Work on Shropshire's Iron Bridge to start soon
Work is soon due to start on the £1.25 million repair of Shropshire's historic Iron Bridge – the single biggest piece of conservation work ever under taken by English Heritage.
The charity is busy gearing up for the work and tweeted yesterday: "Our biggest ever conservation project starts this year. We're spending over £1m repairing Iron Bridge, the world's first iron bridge."
The organisation says the facelift will see different elements of the bridge examined and repaired.
Britain's best-known industrial monument – and the world's first iron bridge – is suffering from cracking due to stresses in the ironwork dating from the original construction, ground movement over the centuries, and an earthquake at the end of the 19th century.
English Heritage's major conservation programme will see involve work on iron radials and braces holding the bridge together, the deck plates and wedges, the main iron arch, and the stone abutments on either side of the Severn.
The cast iron pieces will be carefully cleaned and conserved, re-installed or replaced where 'absolutely necessary' and as part of the project, the bridge will be repainted.
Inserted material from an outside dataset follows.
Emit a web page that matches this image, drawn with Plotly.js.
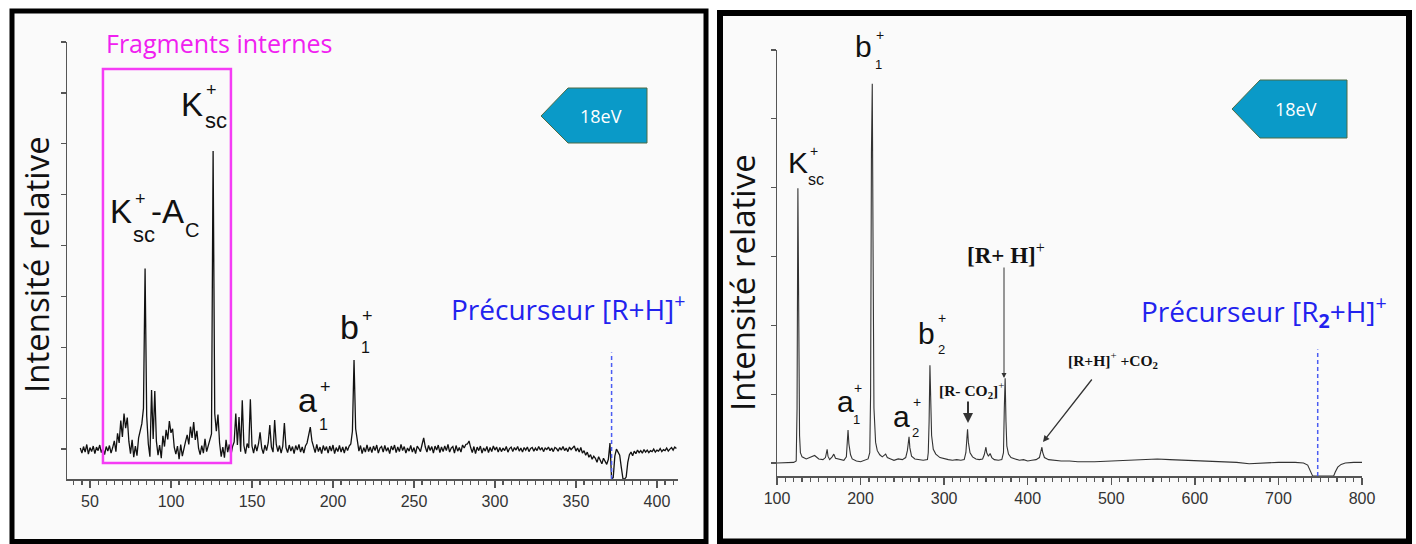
<!DOCTYPE html>
<html>
<head>
<meta charset="utf-8">
<script src="https://cdn.plot.ly/plotly-3.0.1.min.js"></script>
<style>html,body{margin:0;padding:0;background:#fff;}#chart{width:1416px;height:544px;}</style>
</head>
<body>
<div id="chart"></div>
<script>
// ---------- DATA ----------
// Left spectrum (18 eV, precursor [R+H]+ at m/z 372): intensity (arb. units) per m/z, from m/z 44 to 412
const mzStartL = 44;
const intL = [
  0.2,-0.8,0.5,-0.6,0.9,-1.0,0.3,-0.5,0.6,-0.9,      // 44-53
  0.4,-0.3,0.8,-0.7,0.2,-1.1,0.5,-0.4,0.7,-0.8,      // 54-63
  0.3,1.6,-0.5,3.1,1.2,5.6,2.4,7.0,4.1,6.2,          // 64-73
  1.5,-0.9,1.8,-1.6,0.6,-1.3,2.2,3.5,5.0,8.0,        // 74-83
  35.5,6.5,1.0,-1.5,11.6,2.0,11.4,1.5,-1.2,0.8,      // 84-93
  -1.8,2.6,0.5,3.8,1.9,5.5,3.2,4.0,0.4,-1.0,         // 94-103
  0.6,-2.0,0.9,-1.4,0.3,1.5,2.8,0.9,4.4,2.2,         // 104-113
  5.3,1.8,3.6,0.2,-1.1,0.7,-0.8,2.0,-0.5,0.8,        // 114-123
  1.6,3.0,58.6,7.0,3.5,6.8,1.2,-1.5,0.4,-1.7,        // 124-133
  1.8,-0.6,0.9,-1.2,0.5,1.4,7.0,0.8,6.3,-0.5,        // 134-143
  9.6,0.7,-0.9,1.1,0.2,9.8,0.6,-0.8,0.9,-0.4,        // 144-153
  1.0,3.3,0.2,-0.9,0.8,-0.3,1.2,4.7,0.4,-0.6,        // 154-163
  5.7,0.9,-0.5,0.7,-0.8,0.6,5.1,0.3,-0.7,0.8,        // 164-173
  -0.4,0.5,-0.9,0.7,-0.2,0.9,-0.6,0.4,-0.8,0.6,      // 174-183
  1.2,2.5,4.3,1.6,0.3,-0.7,0.9,-0.5,0.4,-0.9,        // 184-193
  0.7,-0.3,0.5,-0.8,0.6,-0.4,0.8,-0.9,0.3,-0.5,      // 194-203
  0.7,-0.6,0.4,-0.8,0.5,-0.3,0.6,1.0,3.5,17.5,       // 204-213
  4.0,1.2,-0.4,0.7,-0.9,0.3,-0.6,0.8,-0.5,0.4,       // 214-223
  -0.7,0.6,-0.3,0.8,-0.8,0.2,0.5,-0.6,0.7,-0.4,      // 224-233
  0.3,-0.9,0.6,-0.2,0.8,-0.7,0.4,-0.5,0.9,-0.3,      // 234-243
  0.5,-0.8,0.2,-0.4,0.7,-0.6,0.3,-0.9,0.6,0.1,       // 244-253
  -0.5,0.9,2.2,0.4,-0.6,0.7,-0.3,0.5,-0.8,0.6,       // 254-263
  -0.2,0.8,-0.7,0.4,-0.5,0.6,-0.3,0.9,-0.6,0.2,      // 264-273
  0.5,-0.8,0.7,-0.4,0.3,-0.6,0.8,0.2,0.9,1.0,        // 274-283
  1.6,0.3,-0.7,0.5,-0.9,0.4,-0.3,0.6,-0.8,0.2,       // 284-293
  -0.4,0.5,-0.7,0.3,-0.5,0.6,-0.2,0.4,-0.6,0.3,      // 294-303
  -0.5,0.2,-0.3,0.5,-0.6,0.1,0.4,-0.5,0.3,-0.2,      // 304-313
  0.5,-0.4,0.2,-0.6,0.3,-0.2,0.4,-0.5,0.1,0.3,       // 314-323
  -0.4,0.2,-0.3,0.5,-0.2,0.3,-0.5,0.2,-0.1,0.4,      // 324-333
  -0.3,0.2,-0.5,0.3,0.1,-0.4,0.3,-0.2,0.5,-0.3,      // 334-343
  0.2,-0.5,0.4,-0.1,0.3,0.6,-0.4,0.2,-0.6,0.3,       // 344-353
  -0.8,-0.3,-1.2,-0.6,-1.6,-1.1,-2.0,-1.4,-1.8,-2.6, // 354-363
  -1.5,-2.2,-2.9,-1.8,-2.4,-3.0,-2.0,1.2,-5.9,-5.6,  // 364-373
  -1.4,0.0,-0.6,-1.2,-3.6,-5.8,-5.9,-5.5,-2.6,-1.1,  // 374-383
  -0.6,-1.3,-0.4,-0.9,-0.2,-0.7,-0.3,-0.8,-0.1,-0.6, // 384-393
  -0.2,-0.7,-0.3,-0.5,0.0,-0.6,-0.2,-0.4,0.1,-0.5,   // 394-403
  -0.1,-0.3,0.2,-0.4,0.0,0.3,-0.2,0.4,0.1            // 404-412
];
const mzL = intL.map((_, i) => mzStartL + i);

// Right spectrum (18 eV, precursor [R2+H]+ at m/z ~747)
const mzR = [100,110,120,123,124,125,126,127,128,130,135,140,145,150,155,158,160,161,163,166,168,170,175,180,183,184,185,186,188,190,195,200,205,209,211,212,213,214,215,216,218,220,223,226,230,232,236,240,245,250,254,256,257,258,259,261,265,270,275,280,281,282,283,284,285,287,290,295,300,305,310,315,320,324,326,327,328,329,331,334,338,342,346,348,350,351,353,355,357,360,365,369,371,372,373,374,375,377,380,385,390,395,400,405,410,414,416,417,418,420,425,430,440,450,460,480,500,520,540,555,570,590,610,630,650,665,680,700,720,730,735,738,741,745,750,755,760,766,768,771,775,780,790,800];
const intR = [0.0,0.1,0.1,0.3,8,39.9,20,4,1.5,0.9,0.6,0.9,1.1,0.6,0.5,0.8,2.0,1.0,0.5,0.9,1.3,0.7,0.5,0.4,0.9,2.5,4.8,2.8,1.2,0.6,0.3,0.2,0.4,0.6,1.5,10,45,55.1,30,8,3,1.8,1.2,0.9,1.3,0.8,0.6,0.4,0.6,0.5,0.8,1.8,2.8,3.8,2.2,1.0,0.6,0.5,0.4,0.5,1.5,6,14.2,9,4,2,1.3,0.8,0.6,0.5,0.4,0.5,0.4,0.5,1.5,4.0,4.9,3,1.5,0.9,0.6,0.5,0.6,1.2,2.3,1.5,1.0,1.4,0.8,0.5,0.4,0.5,1.5,8,12.3,6,2.5,1.3,0.8,0.6,0.4,0.5,0.3,0.4,0.5,0.8,1.8,2.3,1.5,0.8,0.5,0.4,0.3,0.3,0.2,0.2,0.3,0.4,0.5,0.6,0.5,0.4,0.3,0.2,0.1,-0.1,0.0,0.1,0.1,0.0,-0.3,-1.0,-1.9,-1.9,-1.9,-1.9,-1.9,-1.9,-1.3,-0.6,-0.2,0.0,0.1,0.1];

const precursorL = 372;
const precursorR = 747;
const fragBoxL = [58, 137];   // m/z span of "Fragments internes" box

// ---------- LAYOUT HELPERS ----------
const W = 1416, H = 544;
const fx = x => x / W, fy = y => 1 - y / H;
const SANS = 'Liberation Sans, Arial, sans-serif';
const OPEN = 'Open Sans, sans-serif';
const SERIF = 'Liberation Serif, Times New Roman, serif';

function lab(x, y, text, size, family, color, extra) {
  return Object.assign({xref:'paper', yref:'paper', x:fx(x), y:fy(y), text:text, showarrow:false,
    xanchor:'center', yanchor:'middle', font:{family:family||SANS, size:size, color:color||'#111'}}, extra||{});
}
function arrow(hx, hy, tx, ty, w, size) {
  return {xref:'paper', yref:'paper', x:fx(hx), y:fy(hy), ax:tx-hx, ay:ty-hy, text:'', showarrow:true,
    arrowhead:2, arrowsize:size||1, arrowwidth:w||1, arrowcolor:'#333'};
}
function tagPath(tipX, tipY, notchX, top, right, bottom) {
  return 'M ' + fx(tipX) + ' ' + fy(tipY) + ' L ' + fx(notchX) + ' ' + fy(top) + ' L ' + fx(right) + ' ' + fy(top) +
         ' L ' + fx(right) + ' ' + fy(bottom) + ' L ' + fx(notchX) + ' ' + fy(bottom) + ' Z';
}

const axisCommon = {showgrid:false, zeroline:false, showline:true, linecolor:'#555', linewidth:1.5,
  ticks:'outside', tickcolor:'#555', tickwidth:1.3};

const layout = {
  width: W, height: H, margin:{l:0, r:0, t:0, b:0},
  paper_bgcolor:'#ffffff', plot_bgcolor:'rgba(0,0,0,0)', showlegend:false,
  xaxis: Object.assign({}, axisCommon, {domain:[fx(67), fx(678)], range:[35.8, 413], anchor:'y',
    tick0:0, dtick:50, ticklen:7, tickfont:{family:SANS, size:16, color:'#333'},
    minor:{dtick:5, tick0:0, ticks:'outside', ticklen:4, tickcolor:'#555', tickwidth:1.2, showgrid:false}}),
  yaxis: Object.assign({}, axisCommon, {domain:[fy(479), fy(42)], range:[-5.88, 80], anchor:'x',
    tick0:0, dtick:10, ticklen:5, showticklabels:false}),
  xaxis2: Object.assign({}, axisCommon, {domain:[fx(777), fx(1362)], range:[100, 800], anchor:'y2',
    tick0:0, dtick:100, ticklen:7, tickfont:{family:SANS, size:16, color:'#333'},
    minor:{dtick:10, tick0:0, ticks:'outside', ticklen:4, tickcolor:'#555', tickwidth:1.2, showgrid:false}}),
  yaxis2: Object.assign({}, axisCommon, {domain:[fy(476), fy(50)], range:[-1.88, 60], anchor:'x2',
    tick0:0, dtick:10, ticklen:5, showticklabels:false}),
  shapes: [
    // panel frames
    {type:'rect', xref:'paper', yref:'paper', x0:fx(12), x1:fx(706), y0:fy(541.5), y1:fy(11),
     line:{color:'#000', width:5}, fillcolor:'#fafafa', layer:'below'},
    {type:'rect', xref:'paper', yref:'paper', x0:fx(720), x1:fx(1409), y0:fy(541.5), y1:fy(13),
     line:{color:'#000', width:6}, fillcolor:'#fafafa', layer:'below'},
    // Fragments internes box
    {type:'rect', xref:'x', yref:'y', x0:fragBoxL[0], x1:fragBoxL[1], y0:-2.75, y1:74.7,
     line:{color:'#f53cf5', width:2.5}, fillcolor:'rgba(0,0,0,0)'},
    // precursor dashed lines
    {type:'line', xref:'x', yref:'y', x0:precursorL, x1:precursorL, y0:-5.88, y1:19,
     line:{color:'#4b5cf2', width:1.5, dash:'4px,3px'}},
    {type:'line', xref:'x2', yref:'y2', x0:precursorR, x1:precursorR, y0:-1.88, y1:16.5,
     line:{color:'#4b5cf2', width:1.5, dash:'4px,3px'}},
    // 18eV tags
    {type:'path', xref:'paper', yref:'paper', path:tagPath(541,116,568,88,647,143),
     fillcolor:'#0a9ac8', line:{color:'#4d6b45', width:1}},
    {type:'path', xref:'paper', yref:'paper', path:tagPath(1232,109,1260,80,1347,138),
     fillcolor:'#0a9ac8', line:{color:'#4d6b45', width:1}}
  ],
  annotations: [
    // axis titles
    lab(37, 265, 'Intensité relative', 33, OPEN, '#111', {textangle:-90}),
    lab(742, 283, 'Intensité relative', 33, OPEN, '#111', {textangle:-90}),
    // tags text
    lab(601, 116, '18eV', 18, OPEN, '#ffffff'),
    lab(1296, 109, '18eV', 18, OPEN, '#ffffff'),
    // Fragments internes
    lab(219, 43, 'Fragments internes', 25, OPEN, '#f020f0'),
    // Precursor labels
    lab(568, 307, 'Précurseur [R+H]<sup>+</sup>', 28, OPEN, '#2222ee'),
    lab(1264, 311, 'Précurseur [R<sub><b>2</b></sub>+H]<sup>+</sup>', 28, OPEN, '#2222ee'),
    // Left labels: K_sc+
    lab(191.5, 104, 'K', 33), lab(211, 90, '+', 18), lab(215.5, 120, 'sc', 22),
    // K_sc+ - A_c
    lab(121.5, 212, 'K', 33), lab(140, 199, '+', 18), lab(143.5, 234, 'sc', 22),
    lab(167, 212, '-A', 33), lab(191.5, 230, 'C', 20),
    // a1+
    lab(307.5, 400, 'a', 34), lab(325, 387, '+', 18), lab(323, 424, '1', 16),
    // b1+
    lab(349, 327, 'b', 34), lab(367, 316, '+', 18), lab(365, 347.5, '1', 16),
    // Right labels: b1+
    lab(863.5, 46, 'b', 30), lab(879.5, 35, '+', 14), lab(878, 64, '1', 13),
    // K_sc+
    lab(797.5, 163, 'K', 30), lab(813.5, 151, '+', 14), lab(816, 179, 'sc', 16),
    // a1+
    lab(845, 401, 'a', 30), lab(857.5, 388, '+', 14), lab(856.5, 419, '1', 13),
    // a2+
    lab(901.5, 416, 'a', 30), lab(916.5, 402, '+', 14), lab(915, 432, '2', 13),
    // b2+
    lab(926.5, 333, 'b', 30), lab(941.5, 318, '+', 14), lab(941, 349.5, '2', 13),
    // serif ion labels
    lab(1006, 253, '<b>[R+ H]</b><sup>+</sup>', 23, SERIF, '#111'),
    lab(972, 390, '<b>[R- CO<sub>2</sub>]</b><sup>+</sup>', 15.5, SERIF, '#111'),
    lab(1113, 360, '<b>[R+H]</b><sup>+</sup><b> +CO<sub>2</sub></b>', 15.5, SERIF, '#111'),
    // arrows
    arrow(1004, 378, 1004, 266, 1, 1),
    arrow(968, 423, 968, 400, 2, 1),
    arrow(1043, 442, 1093, 378, 1.3, 1)
  ]
};

const traces = [
  {x: mzL, y: intL, xaxis:'x', yaxis:'y', type:'scatter', mode:'lines',
   line:{color:'#111', width:1.3}, hoverinfo:'skip'},
  {x: mzR, y: intR, xaxis:'x2', yaxis:'y2', type:'scatter', mode:'lines',
   line:{color:'#333', width:1.1}, hoverinfo:'skip'}
];

Plotly.newPlot('chart', traces, layout, {displayModeBar:false, staticPlot:true});
</script>
</body>
</html>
It is still hoped work will start this month.
Built in 1779 over the River Severn, the historic bridge was the first single span arch bridge in the world to be made of cast iron, and marked a turning point in British engineering as cast iron became widely used in the construction of bridges and buildings.
Speaking when they announced the project last year Kate Mavor, English Heritage's chief executive, said: "The Iron Bridge is one of the wonders of the modern world.
"An iconic symbol of the Industrial Revolution, it is arguably the most important bridge ever built and without doubt, one of the most important sites in our care.
"This conservation project will ensure that both its revolutionary structure and the story those cast iron arches and beams tell, will continue to inspire us for generations to come."
The conservation of Iron Bridge follows three years of surveys and investigations that concluded early last year, with engineering experts surveying the bridge, sometimes abseiling from the structure.
The bridge gave its name to the spectacular wooded gorge that was once an industrial powerhouse. The Ironbridge Gorge is now a World Heritage Site and the bridge is free to visit.